Alexander “Sandy” Keith, poor nephew of the Halifax beer baron, nursed multiple grudges and concocted truly heinous schemes before committing what Europeans called “the crime of the century” in December 1875, when a shipping crate loaded with dynamite went off on a crowded dock in Bremerhaven, Germany, killing more than 80 men, women, and children. No wonder playwright John Murrell and composer Bramwell Tovey—better known here as music director of the VSO—were attracted to this miscreant’s story. Keith’s tendency to change personas and marry his way into (and out of) money, plus his cloak-and-dagger work for the American South during the Civil War, must have seemed made for operatic treatment.

The concert treatment given here could not offer the elaborate staging The Inventor enjoyed at its January premiere with Calgary Opera, which commissioned the work. But it’s hard to imagine a new work being given a more convincing presentation than that by baritone James Westman, who anchors the work as Sandy and his various guises. Sopranos Laura Whalen and Erin Wall shine, respectively, as the woman he leaves in Halifax and the one he marries in Dresden, Germany, and veteran mezzo Judith Forst is appropriately wrathful as a mother-in-law from Helsinki (or somewhere).

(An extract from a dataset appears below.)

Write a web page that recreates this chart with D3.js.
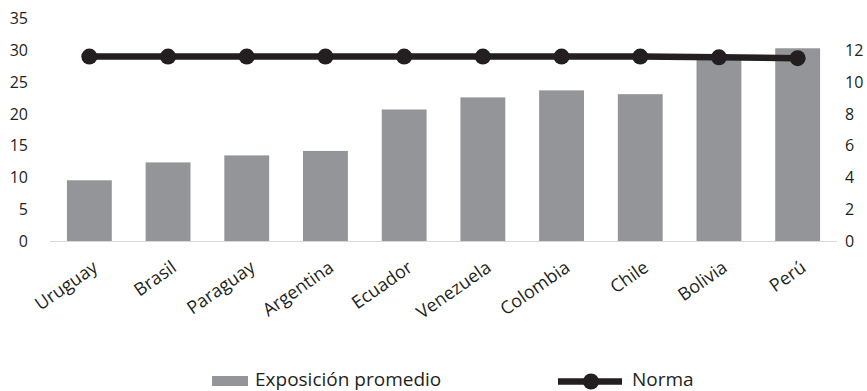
<!DOCTYPE html>
<html>
<head>
<meta charset="utf-8">
<script src="https://cdn.jsdelivr.net/npm/d3@7"></script>
<style>
  html, body { margin: 0; padding: 0; background: #fff; }
  svg { display: block; }
  text { font-family: "Open Sans", "Noto Sans", sans-serif; fill: #231f20; }
</style>
</head>
<body>
<svg id="chart" width="867" height="391"></svg>
<script>
// Countries, ordered by average exposure
const countries = ["Uruguay", "Brasil", "Paraguay", "Argentina", "Ecuador",
                   "Venezuela", "Colombia", "Chile", "Bolivia", "Perú"];
// Average exposure (left axis)
const exposicion = [9.6, 12.4, 13.5, 14.2, 20.7, 22.6, 23.7, 23.1, 28.7, 30.3];
// Reference standard (right axis)
const norma = [11.6, 11.6, 11.6, 11.6, 11.6, 11.6, 11.6, 11.6, 11.55, 11.5];
// Tick labels
const leftTicks = [0, 5, 10, 15, 20, 25, 30, 35];
const rightTicks = [0, 2, 4, 6, 8, 10, 12];

const svg = d3.select("#chart");
const plot = { left: 50, right: 837, top: 18.3, bottom: 241.5 };

const x = d3.scaleBand().domain(countries).range([plot.left, plot.right]).paddingInner(0.43).paddingOuter(0.215);
const yL = d3.scaleLinear().domain([0, 35]).range([plot.bottom, plot.top]);
const yR = d3.scaleLinear().domain([0, 14]).range([plot.bottom, plot.top]);

// Bars
svg.append("g").selectAll("rect").data(countries).join("rect")
  .attr("x", d => x(d))
  .attr("width", x.bandwidth())
  .attr("y", (d, i) => yL(exposicion[i]))
  .attr("height", (d, i) => yL(0) - yL(exposicion[i]))
  .attr("fill", "#939598");

// Category baseline
svg.append("line")
  .attr("x1", plot.left).attr("x2", plot.right)
  .attr("y1", yL(0)).attr("y2", yL(0))
  .attr("stroke", "#d9d9d9").attr("stroke-width", 1.2);

// Left axis labels
const leftAxis = d3.axisLeft(yL).tickValues(leftTicks).tickSize(0).tickPadding(0);
const gL = svg.append("g").attr("transform", "translate(28,0)").call(leftAxis);
gL.select(".domain").remove();
gL.selectAll("text").style("font-size", "16px").attr("fill", "#231f20")
  .style("font-family", '"Open Sans", sans-serif');

// Right axis labels
const rightAxis = d3.axisRight(yR).tickValues(rightTicks).tickSize(0).tickPadding(0);
const gR = svg.append("g").attr("transform", "translate(845,0)").call(rightAxis);
gR.select(".domain").remove();
gR.selectAll("text").style("font-size", "16px").attr("fill", "#231f20")
  .style("font-family", '"Open Sans", sans-serif');

// Rotated category labels
const cx = d => x(d) + x.bandwidth() / 2;
svg.append("g").selectAll("text").data(countries).join("text")
  .attr("transform", d => `translate(${cx(d) + 6},265) rotate(-35)`)
  .attr("text-anchor", "end")
  .attr("dy", "0.35em")
  .style("font-size", "18px")
  .text(d => d);

// Norma line with markers
const line = d3.line()
  .x((d, i) => cx(countries[i]))
  .y(d => yR(d));
svg.append("path").datum(norma)
  .attr("d", line)
  .attr("fill", "none")
  .attr("stroke", "#231f20")
  .attr("stroke-width", 6.5);
svg.append("g").selectAll("circle").data(norma).join("circle")
  .attr("cx", (d, i) => cx(countries[i]))
  .attr("cy", d => yR(d))
  .attr("r", 8)
  .attr("fill", "#231f20");

// Legend
const lg = svg.append("g");
lg.append("rect").attr("x", 212).attr("y", 376).attr("width", 36).attr("height", 10).attr("fill", "#939598");
lg.append("text").attr("x", 255).attr("y", 386).style("font-size", "19px").text("Exposición promedio");
lg.append("line").attr("x1", 558).attr("x2", 622).attr("y1", 381.5).attr("y2", 381.5)
  .attr("stroke", "#231f20").attr("stroke-width", 6.5);
lg.append("circle").attr("cx", 591).attr("cy", 381.5).attr("r", 8).attr("fill", "#231f20");
lg.append("text").attr("x", 632).attr("y", 386).style("font-size", "19px").text("Norma");
</script>
</body>
</html>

Threatening to steal the show, as befits an archnemesis called Luther Smoot, was powerful tenor Roger Honeywell, spitting fire as a ripped-off Virginia rebel determined to avenge Keith’s treachery.

Murrell’s libretto is effective at giving the antagonists distinctive verbal mannerisms, and I enjoyed the way French and German phrases mixed freely with the predominant English, to give a sense of movement among globetrotting troublemakers. This craft was reflected in Tovey’s music, which likewise assigns particular motifs to various players, and cycles through rich operatic influences, ranging from John Adams’s percussiveness to Igor Stravinsky’s circus brass, and the dreamy elegance of both Strausses, father and son (especially when the action shifts to Europe in the second half).

In a preamble, the composer described his work as lasting “as long as James Cameron’s Titanic, but costing a good deal less”. Endurance was a challenge. More than a hundred players, choristers (from the UBC Opera Ensemble), and soloists—including Linda Lee Thomas, jumping between radically different pianos—worked hard to hold highly disparate threads together. But the three-hour effort ultimately felt less like a coherent, self-contained work than a project designed to show off an orchestra’s skill at taking sonic hairpin turns.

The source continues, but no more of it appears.